A novel in stories set in the small town of Crosby, Maine, Olive Kitteridge is a peek inside the lives and minds of various residents. Olive appears somewhere in every story, but not always as a main character. We also meet her steadfast husband, a former student of Olive’s who is considering suicide, a local piano player trying to get over a futureless romance, a jilted young bride-to-be, and many other intriguing characters.

Olive is a creature of habit, with very particular expectations of other people, which they don’t usually live up to. She has very strong opinions and no qualms about sharing them. (Her views on George W. Bush are especially hilarious.) I very much enjoyed reading about her and found her sympathetic, but she is not someone I would want to actually spend time with. Still, she is fascinatingly real and complicated and you can see how easy it would be to become such a person.

My mother is around the same age as Olive, also a retired teacher (who also had no love for George W. Bush) but with a very different outlook, and I can’t help thinking about how things could have been different for Olive. She is unapologetic and stubborn, which has cost her a lot – she is emotionally distant and pushes people away - and she seems, through most of the book, not to recognize how she has made her life into what it is. It’s not a terrible life, but not especially fulfilling.

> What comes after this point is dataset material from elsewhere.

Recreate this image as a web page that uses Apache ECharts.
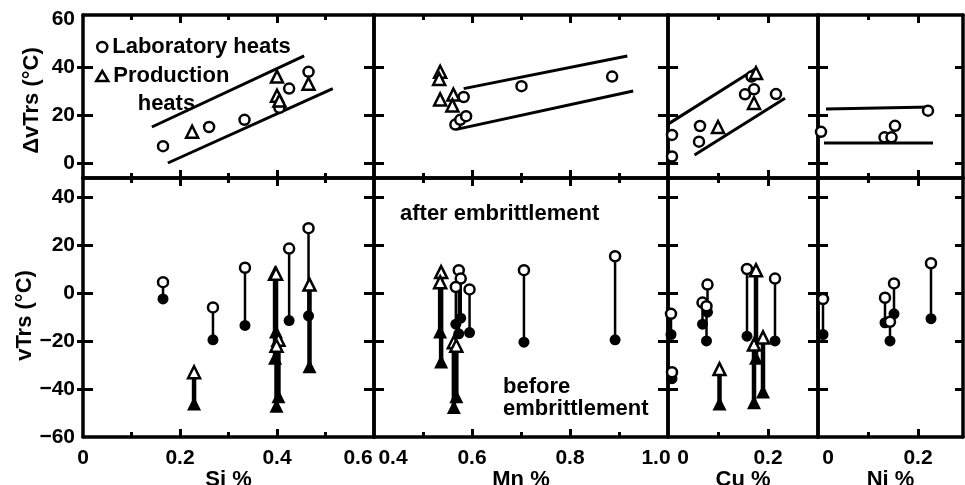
<!DOCTYPE html>
<html><head><meta charset="utf-8">
<script src="https://cdn.jsdelivr.net/npm/echarts@6/dist/echarts.min.js"></script>
<style>html,body{margin:0;padding:0;background:#fff}#c{width:965px;height:485px}</style>
</head><body><div id="c"></div>
<script>
// ---------- data ----------
// top row: ΔvTrs (°C) vs element %; bands are [start, end] points of the scatter band lines
const siLabDelta = [[0.165,7],[0.26,15],[0.333,18],[0.405,23],[0.425,31],[0.465,38]];
const siProdDelta = [[0.225,13],[0.40,36],[0.40,28],[0.405,26],[0.465,33]];
const siUpper = [[0.142,15],[0.456,44.6]];
const siLower = [[0.175,0],[0.515,31]];
const mnLabDelta = [[0.566,16],[0.576,18],[0.588,19.5],[0.583,27.5],[0.701,32],[0.886,36]];
const mnProdDelta = [[0.535,38],[0.533,35],[0.535,26.5],[0.562,28.5],[0.56,24]];
const mnUpper = [[0.583,31],[0.917,44.6]];
const mnLower = [[0.568,14],[0.929,30]];
const cuLabDelta = [[0.008,11.7],[0.008,2.7],[0.064,15.4],[0.062,8.9],[0.154,28.6],[0.167,36],[0.172,30.7],[0.216,28.7]];
const cuProdDelta = [[0.1,15],[0.176,37.5],[0.172,25]];
const cuUpper = [[0,16.2],[0.178,39.6]];
const cuLower = [[0.053,3.3],[0.234,27]];
const niLabDelta = [[0.006,13],[0.133,10.7],[0.147,10.7],[0.154,15.5],[0.22,21.8]];
const niProdDelta = [];
const niUpper = [[0.016,22.5],[0.226,23.3]];
const niLower = [[0.012,8.3],[0.23,8.3]];
// bottom row: [element %, vTrs after embrittlement, vTrs before embrittlement]
const siLabPairs = [[0.165,4.5,-2.5],[0.268,-6,-19.5],[0.334,10.5,-13.5],[0.425,18.5,-11.5],[0.465,27,-9.5]];
const siProdPairs = [[0.229,-33,-46],[0.396,8,-27],[0.398,8,-16],[0.403,-19.5,-43],[0.399,-22,-47],[0.467,3.5,-30.5]];
const mnLabPairs = [[0.573,9.5,-17],[0.577,6,-10.5],[0.567,2.5,-13],[0.595,1.5,-16.5],[0.706,9.5,-20.5],[0.892,15.3,-19.5]];
const mnProdPairs = [[0.537,8.7,-28.5],[0.535,4.5,-16],[0.563,-20.5,-47.5],[0.568,-22,-43]];
const cuLabPairs = [[0.006,-8.7,-17.3],[0.008,-33,-35.7],[0.069,-4,-13],[0.079,3.5,-8],[0.077,-5.5,-20],[0.158,10,-18],[0.214,6,-20]];
const cuProdPairs = [[0.103,-31.7,-46],[0.176,9.5,-27],[0.172,-21.5,-45.5],[0.19,-18.5,-41]];
const niLabPairs = [[0.01,-2.5,-17.3],[0.134,-2,-12.4],[0.152,4,-8.7],[0.144,-12,-20],[0.226,12.4,-10.7]];
const niProdPairs = [];
// tick labels
const siTicks = [0,0.2,0.4,0.6];
const mnTicks = [0.4,0.6,0.8,1.0];
const cuTicks = [0,0.2];
const niTicks = [0,0.2];
const deltaTicks = [0,20,40,60];
const vtrsTicks = [-60,-40,-20,0,20,40];

// ---------- layout / style ----------
const FONT = '"Liberation Sans", Arial, sans-serif';
const K = '#000';
const cols = [
  {name:'Si %', min:0, max:0.6, left:83, width:291, major:[0.2,0.4], minor:[0.1,0.3,0.5], labels:siTicks, shift:{'0.6':-16},
   lab:siLabDelta, prod:siProdDelta, up:siUpper, lo:siLower, labP:siLabPairs, prodP:siProdPairs},
  {name:'Mn %', min:0.4, max:1.0, left:374, width:294, major:[0.6,0.8], minor:[0.5,0.7,0.9], labels:mnTicks, shift:{'0.4':19,'1.0':-12},
   lab:mnLabDelta, prod:mnProdDelta, up:mnUpper, lo:mnLower, labP:mnLabPairs, prodP:mnProdPairs},
  {name:'Cu %', min:0, max:0.3, left:668, width:150, major:[0.2], minor:[0.1], labels:cuTicks, shift:{'0':15},
   lab:cuLabDelta, prod:cuProdDelta, up:cuUpper, lo:cuLower, labP:cuLabPairs, prodP:cuProdPairs},
  {name:'Ni %', min:0, max:0.29, left:818, width:145, major:[0.2], minor:[0.1], labels:niTicks, shift:{'0':10},
   lab:niLabDelta, prod:niProdDelta, up:niUpper, lo:niLower, labP:niLabPairs, prodP:niProdPairs}
];
const rows = [
  {top:15, height:163, min:-6.25, max:61.67, ticks:[0,20,40], labels:deltaTicks, name:'ΔvTrs (°C)', namePad:[0,8,0,0]},
  {top:178, height:259, min:-60, max:47.9, ticks:[-40,-20,0,20,40], labels:vtrsTicks, name:'vTrs (°C)', namePad:[0,16,0,0]}
];
const lineStyle = {color:K, width:3.5};
const tickStyle = {color:K, width:3};
const labelFont = {fontSize:21, fontWeight:'bold', fontFamily:FONT, color:K};
function fmtX(v){ return v===0 ? '0' : v.toFixed(1); }
function fmtY(v){ return v<0 ? '\u2212'+(-v) : String(v); }

const grids=[], xAxes=[], yAxes=[], series=[];
const openC = {color:'#fff', borderColor:K, borderWidth:2.5, opacity:1};
const fillC = {color:K, opacity:1};
rows.forEach((row, r) => cols.forEach((col, c) => {
  const g = grids.length;
  grids.push({left:col.left, top:row.top, width:col.width, height:row.height, containLabel:false, outerBoundsMode:'none'});
  const xb = {gridIndex:g, type:'value', min:col.min, max:col.max, splitLine:{show:false}, axisLabel:{show:false}, axisLine:{show:false, onZero:false}, axisTick:{show:false}};
  const rich = {};
  Object.keys(col.shift).forEach(k => {
    const s = col.shift[k];
    rich['s'+Math.abs(s)+(s>0?'r':'l')] = Object.assign({padding: s>0 ? [0,0,0,2*s] : [0,-2*s,0,0]}, labelFont);
  });
  const xi = xAxes.length;
  xAxes.push(Object.assign({}, xb, {position:'bottom', axisLine:{show:true, onZero:false, lineStyle},
    axisTick:{show:true, inside:true, length:8, lineStyle:tickStyle, customValues:col.major},
    axisLabel: r===1 ? Object.assign({show:true, margin:11, customValues:col.labels, rich,
      formatter: v => { const t = fmtX(v); const s = col.shift[t]; return s ? '{s'+Math.abs(s)+(s>0?'r':'l')+'|'+t+'}' : t; }}, labelFont) : {show:false},
    name: r===1 ? col.name : '', nameLocation:'middle', nameGap:32, nameMoveOverlap:false,
    nameTextStyle:{fontSize:22, fontWeight:'bold', fontFamily:FONT, color:K}}));
  xAxes.push(Object.assign({}, xb, {position:'bottom', axisTick:{show:true, inside:true, length:5, lineStyle:tickStyle, customValues:col.minor}}));
  xAxes.push(Object.assign({}, xb, {position:'top', axisLine:{show:true, onZero:false, lineStyle},
    axisTick:{show:true, inside:true, length:8, lineStyle:tickStyle, customValues:col.major}}));
  xAxes.push(Object.assign({}, xb, {position:'top', axisTick:{show:true, inside:true, length:5, lineStyle:tickStyle, customValues:col.minor}}));
  const yb = {gridIndex:g, type:'value', min:row.min, max:row.max, splitLine:{show:false}, axisLabel:{show:false}, axisLine:{show:false, onZero:false}, axisTick:{show:false}};
  const yi = yAxes.length;
  yAxes.push(Object.assign({}, yb, {position:'left', axisLine:{show:true, onZero:false, lineStyle},
    axisTick:{show:true, inside:true, length:10, lineStyle:tickStyle, customValues:row.ticks},
    axisLabel: c===0 ? Object.assign({show:true, margin:8, customValues:row.labels, formatter:fmtY}, labelFont) : {show:false},
    name: c===0 ? row.name : '', nameLocation:'middle', nameGap:40,
    nameTextStyle:{fontSize:22, fontWeight:'bold', fontFamily:FONT, color:K, padding:row.namePad}}));
  yAxes.push(Object.assign({}, yb, {position:'right', axisLine:{show:true, onZero:false, lineStyle},
    axisTick:{show:true, inside:true, length: c===3 ? 8 : 10, lineStyle:tickStyle, customValues:row.ticks}}));
  if (c===0) yAxes.push(Object.assign({}, yb, {position:'left', axisTick:{show:true, inside:false, length:6, lineStyle:tickStyle, customValues:row.ticks}}));
  const ax = {xAxisIndex:xi, yAxisIndex:yi, silent:true, animation:false};
  if (r===0) {
    [col.up, col.lo].forEach((d,i) => series.push(Object.assign({type:'line', name:'band'+c+i, data:d, symbol:'none', lineStyle:{color:K, width:3}, z:2}, ax)));
    series.push(Object.assign({type:'scatter', name:'Laboratory heats', data:col.lab, symbol:'circle', symbolSize:10, itemStyle:openC, z:4}, ax));
    if (col.prod.length) series.push(Object.assign({type:'scatter', name:'Production heats', data:col.prod, symbol:'triangle', symbolSize:12, itemStyle:openC, z:4}, ax));
  } else {
    const stem = (w) => (params, api) => {
      const p1 = api.coord([api.value(0), api.value(1)]);
      const p2 = api.coord([api.value(0), api.value(2)]);
      return {type:'line', shape:{x1:p1[0], y1:p1[1], x2:p2[0], y2:p2[1]}, style:{stroke:K, lineWidth:w}};
    };
    [[col.labP, 2.5, 'circle', 10, 11], [col.prodP, 4.5, 'triangle', 12, 14]].forEach(([pairs, w, sym, sOpen, sFill]) => {
      if (!pairs.length) return;
      series.push(Object.assign({type:'custom', name:'stem'+sym+c, data:pairs, encode:{x:0, y:[1,2]}, renderItem:stem(w), z:2}, ax));
      series.push(Object.assign({type:'scatter', name:'before'+sym+c, data:pairs.map(p=>[p[0],p[2]]), symbol:sym, symbolSize:sFill, itemStyle:fillC, z:3}, ax));
      series.push(Object.assign({type:'scatter', name:'after'+sym+c, data:pairs.map(p=>[p[0],p[1]]), symbol:sym, symbolSize:sOpen, itemStyle:openC, z:4}, ax));
    });
  }
}));

const legendText = {fontSize:22, fontWeight:'bold', fontFamily:FONT, color:K, lineHeight:28};
const option = {
  animation:false,
  backgroundColor:'#fff',
  grid: grids, xAxis: xAxes, yAxis: yAxes, series,
  legend: [
    {left:96, top:33, padding:0, itemWidth:10, itemHeight:10, selectedMode:false, data:[{name:'Laboratory heats', icon:'circle'}],
     itemStyle:openC, textStyle:legendText},
    {left:95, top:62, padding:0, itemWidth:12, itemHeight:38, selectedMode:false,
     data:[{name:'Production heats', icon:'path://M6,0L12,10L0,10ZM0,38'}],
     formatter: () => 'Production\n    heats', itemStyle:openC, textStyle:legendText}
  ],
  graphic: [
    {type:'text', left:400, top:203, silent:true, style:{text:'after embrittlement', font:'bold 22px '+FONT, fill:K}},
    {type:'text', left:503, top:376, silent:true, style:{text:'before\nembrittlement', font:'bold 22px '+FONT, fill:K, lineHeight:22}}
  ]
};
const chart = echarts.init(document.getElementById('c'), null, {renderer:'canvas'});
chart.setOption(option);
</script>
</body></html>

I couldn’t get enough of this town and its inhabitants. Strout has such a talent for creating compelling characters that each one could have been the center of his or her own novel, and I would have been happy to read all of those novels. Such a perfect little book!

2 comments:

Greeley said...

Thanks for this review. I have almost bought "Olive Kitteridge" on every visit to the bookstore. Currently reading Lorrie Moore's "A Gate at the Stairs."

Annmarie said...

I bought Olive Kitteridge for my mom for Christmas, I think she will love it!

Also, you should read Amy & Isabelle, Strout does an amazing job of character and place in that novel as well, it has stuck with me for many many years.